Output the material exactly, but drop every image it holds.
## Start
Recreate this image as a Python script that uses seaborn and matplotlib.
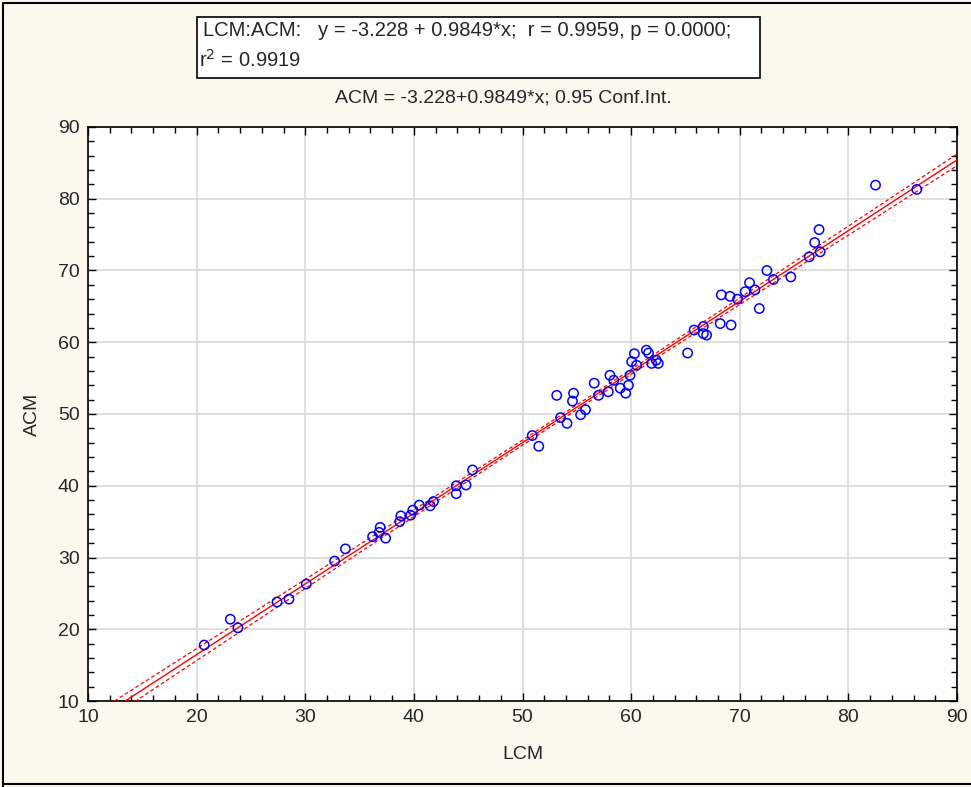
import numpy as np
import pandas as pd
import matplotlib
matplotlib.use("Agg")
import matplotlib.pyplot as plt
import seaborn as sns
from matplotlib.patches import Rectangle
from matplotlib.lines import Line2D

# ---- data ----
lcm = [20.7, 23.1, 23.8, 27.4, 28.5, 30.1, 32.7, 33.7, 36.2, 36.9, 37.4, 36.8,
       38.8, 38.7, 39.7, 39.9, 40.5, 41.5, 41.8, 43.9, 43.9, 44.8, 45.4,
       50.9, 51.5, 53.15, 53.5, 54.1, 54.7, 54.6, 55.35, 55.8, 56.6, 57.0,
       57.9, 58.05, 58.4, 59.0, 59.5, 59.75, 59.9, 60.05, 60.3, 60.5, 61.4,
       61.6, 61.9, 62.3, 62.5, 65.2, 65.8, 66.65, 66.65, 66.95, 68.2, 69.2,
       71.8, 68.3, 69.1, 69.8, 70.5, 70.9, 71.4, 72.5, 73.1, 74.7, 76.4,
       76.9, 77.3, 77.4, 82.5, 86.3]
acm = [17.8, 21.4, 20.2, 23.8, 24.2, 26.3, 29.5, 31.2, 32.9, 34.2, 32.7, 33.5,
       35.8, 35.0, 35.9, 36.6, 37.3, 37.2, 37.8, 40.0, 38.9, 40.1, 42.2,
       47.0, 45.5, 52.6, 49.5, 48.7, 52.9, 51.8, 49.9, 50.6, 54.3, 52.6,
       53.1, 55.4, 54.7, 53.6, 52.9, 54.0, 55.4, 57.3, 58.4, 56.8, 58.9,
       58.5, 57.05, 57.5, 57.05, 58.5, 61.7, 62.2, 61.2, 61.0, 62.6, 62.4,
       64.7, 66.6, 66.4, 66.0, 67.05, 68.3, 67.3, 70.0, 68.75, 69.1, 71.9,
       73.9, 75.7, 72.6, 81.9, 81.3]
intercept = -3.228
slope = 0.9849
x_ticks = [10, 20, 30, 40, 50, 60, 70, 80, 90]
y_ticks = [10, 20, 30, 40, 50, 60, 70, 80, 90]

sns.set_style("white")
plt.rcParams['font.family'] = ['Liberation Sans', 'DejaVu Sans']

df = pd.DataFrame({"LCM": lcm, "ACM": acm})

fig = plt.figure(figsize=(9.71, 7.87), dpi=100)
fig.patch.set_facecolor("#fdf8ee")
ax = fig.add_axes([88/971, 1-701/787, (957-88)/971, (701-127)/787])
ax.set_facecolor("white")

# regression line and 95% confidence limits
xs = np.linspace(10, 90, 300)
x = np.asarray(lcm); y = np.asarray(acm)
n = len(x)
resid = y - (intercept + slope*x)
s = np.sqrt(np.sum(resid**2)/(n-2))
sxx = np.sum((x - x.mean())**2)
se = s*np.sqrt(1/n + (xs - x.mean())**2/sxx)
t = 1.994
fit = intercept + slope*xs
line_df = pd.DataFrame({"x": xs, "fit": fit, "lo": fit - t*se, "hi": fit + t*se})

sns.lineplot(data=line_df, x="x", y="fit", ax=ax, color="red", lw=1.0, zorder=3)
sns.lineplot(data=line_df, x="x", y="lo", ax=ax, color="red", lw=0.9,
             linestyle=(0, (3, 2)), zorder=3)
sns.lineplot(data=line_df, x="x", y="hi", ax=ax, color="red", lw=0.9,
             linestyle=(0, (3, 2)), zorder=3)

sns.scatterplot(data=df, x="LCM", y="ACM", ax=ax, marker="o", s=45,
                facecolor="none", edgecolor="blue", linewidth=1.1, zorder=4)

ax.set_xlim(10, 90)
ax.set_ylim(10, 90)
ax.set_xticks(x_ticks)
ax.set_yticks(y_ticks)
ax.set_xticks(np.arange(10, 91, 2), minor=True)
ax.set_yticks(np.arange(10, 91, 2), minor=True)
ax.grid(True, which="major", color="#d9d9d9", lw=1.2)
ax.set_axisbelow(True)
for sp in ax.spines.values():
    sp.set_visible(True)
    sp.set_color("black")
    sp.set_linewidth(1.2)
ax.tick_params(which="both", direction="in", top=True, right=True,
               bottom=True, left=True, color="black")
ax.tick_params(which="major", length=6, width=1, labelsize=14, pad=6)
ax.tick_params(which="minor", length=4, width=1)
ax.set_xlabel("LCM", fontsize=14, labelpad=14)
ax.set_ylabel("ACM", fontsize=14, labelpad=12)

fig.text(503/971, 1-98/787, "ACM = -3.228+0.9849*x; 0.95 Conf.Int.",
         ha="center", va="center", fontsize=14)

# statistics box
fig.patches.append(Rectangle((197/971, 1-78/787), (760-197)/971, (78-17)/787,
                             transform=fig.transFigure, facecolor="white",
                             edgecolor="black", lw=1.2))
fig.text(203/971, 1-31/787,
         "LCM:ACM:   y = -3.228 + 0.9849*x;  r = 0.9959, p = 0.0000;",
         ha="left", va="center", fontsize=14.5)
fig.text(199/971, 1-60/787, "r$^2$ = 0.9919", ha="left", va="center", fontsize=14.5)

# outer border (left, top, bottom)
for xy in [([3/971, 3/971], [0, 1-3/787]), ([3/971, 1], [1-3/787, 1-3/787]),
           ([3/971, 1], [3/787, 3/787])]:
    fig.lines.append(Line2D(xy[0], xy[1], transform=fig.transFigure,
                            color="black", lw=1.5))

fig.savefig("out.png", dpi=100, facecolor=fig.get_facecolor())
## End
## FINAL RESULT
Recreate this image as a Python script that uses seaborn and matplotlib.
import numpy as np
import pandas as pd
import matplotlib
matplotlib.use("Agg")
import matplotlib.pyplot as plt
import seaborn as sns
from matplotlib.patches import Rectangle
from matplotlib.lines import Line2D

# ---- data ----
lcm = [20.7, 23.1, 23.8, 27.4, 28.5, 30.1, 32.7, 33.7, 36.2, 36.9, 37.4, 36.8,
       38.8, 38.7, 39.7, 39.9, 40.5, 41.5, 41.8, 43.9, 43.9, 44.8, 45.4,
       50.9, 51.5, 53.15, 53.5, 54.1, 54.7, 54.6, 55.35, 55.8, 56.6, 57.0,
       57.9, 58.05, 58.4, 59.0, 59.5, 59.75, 59.9, 60.05, 60.3, 60.5, 61.4,
       61.6, 61.9, 62.3, 62.5, 65.2, 65.8, 66.65, 66.65, 66.95, 68.2, 69.2,
       71.8, 68.3, 69.1, 69.8, 70.5, 70.9, 71.4, 72.5, 73.1, 74.7, 76.4,
       76.9, 77.3, 77.4, 82.5, 86.3]
acm = [17.8, 21.4, 20.2, 23.8, 24.2, 26.3, 29.5, 31.2, 32.9, 34.2, 32.7, 33.5,
       35.8, 35.0, 35.9, 36.6, 37.3, 37.2, 37.8, 40.0, 38.9, 40.1, 42.2,
       47.0, 45.5, 52.6, 49.5, 48.7, 52.9, 51.8, 49.9, 50.6, 54.3, 52.6,
       53.1, 55.4, 54.7, 53.6, 52.9, 54.0, 55.4, 57.3, 58.4, 56.8, 58.9,
       58.5, 57.05, 57.5, 57.05, 58.5, 61.7, 62.2, 61.2, 61.0, 62.6, 62.4,
       64.7, 66.6, 66.4, 66.0, 67.05, 68.3, 67.3, 70.0, 68.75, 69.1, 71.9,
       73.9, 75.7, 72.6, 81.9, 81.3]
intercept = -3.228
slope = 0.9849
x_ticks = [10, 20, 30, 40, 50, 60, 70, 80, 90]
y_ticks = [10, 20, 30, 40, 50, 60, 70, 80, 90]

sns.set_style("white")
plt.rcParams['font.family'] = ['Liberation Sans', 'DejaVu Sans']

df = pd.DataFrame({"LCM": lcm, "ACM": acm})

fig = plt.figure(figsize=(9.71, 7.87), dpi=100)
fig.patch.set_facecolor("#fdf8ee")
ax = fig.add_axes([88/971, 1-701/787, (957-88)/971, (701-127)/787])
ax.set_facecolor("white")

# regression line and 95% confidence limits
xs = np.linspace(10, 90, 300)
x = np.asarray(lcm); y = np.asarray(acm)
n = len(x)
resid = y - (intercept + slope*x)
s = np.sqrt(np.sum(resid**2)/(n-2))
sxx = np.sum((x - x.mean())**2)
se = s*np.sqrt(1/n + (xs - x.mean())**2/sxx)
t = 1.994
fit = intercept + slope*xs
line_df = pd.DataFrame({"x": xs, "fit": fit, "lo": fit - t*se, "hi": fit + t*se})

sns.lineplot(data=line_df, x="x", y="fit", ax=ax, color="red", lw=1.0, zorder=3)
sns.lineplot(data=line_df, x="x", y="lo", ax=ax, color="red", lw=0.9,
             linestyle=(0, (3, 2)), zorder=3)
sns.lineplot(data=line_df, x="x", y="hi", ax=ax, color="red", lw=0.9,
             linestyle=(0, (3, 2)), zorder=3)

sns.scatterplot(data=df, x="LCM", y="ACM", ax=ax, marker="o", s=45,
                facecolor="none", edgecolor="blue", linewidth=1.1, zorder=4)

ax.set_xlim(10, 90)
ax.set_ylim(10, 90)
ax.set_xticks(x_ticks)
ax.set_yticks(y_ticks)
ax.set_xticks(np.arange(10, 91, 2), minor=True)
ax.set_yticks(np.arange(10, 91, 2), minor=True)
ax.grid(True, which="major", color="#d9d9d9", lw=1.2)
ax.set_axisbelow(True)
for sp in ax.spines.values():
    sp.set_visible(True)
    sp.set_color("black")
    sp.set_linewidth(1.2)
ax.tick_params(which="both", direction="in", top=True, right=True,
               bottom=True, left=True, color="black")
ax.tick_params(which="major", length=6, width=1, labelsize=14, pad=6)
ax.tick_params(which="minor", length=4, width=1)
ax.set_xlabel("LCM", fontsize=14, labelpad=14)
ax.set_ylabel("ACM", fontsize=14, labelpad=12)

fig.text(503/971, 1-98/787, "ACM = -3.228+0.9849*x; 0.95 Conf.Int.",
         ha="center", va="center", fontsize=14)

# statistics box
fig.patches.append(Rectangle((197/971, 1-78/787), (760-197)/971, (78-17)/787,
                             transform=fig.transFigure, facecolor="white",
                             edgecolor="black", lw=1.2))
fig.text(203/971, 1-31/787,
         "LCM:ACM:   y = -3.228 + 0.9849*x;  r = 0.9959, p = 0.0000;",
         ha="left", va="center", fontsize=14.5)
fig.text(199/971, 1-60/787, "r$^2$ = 0.9919", ha="left", va="center", fontsize=14.5)

# outer border (left, top, bottom)
for xy in [([3/971, 3/971], [0, 1-3/787]), ([3/971, 1], [1-3/787, 1-3/787]),
           ([3/971, 1], [3/787, 3/787])]:
    fig.lines.append(Line2D(xy[0], xy[1], transform=fig.transFigure,
                            color="black", lw=1.5))

fig.savefig("out.png", dpi=100, facecolor=fig.get_facecolor())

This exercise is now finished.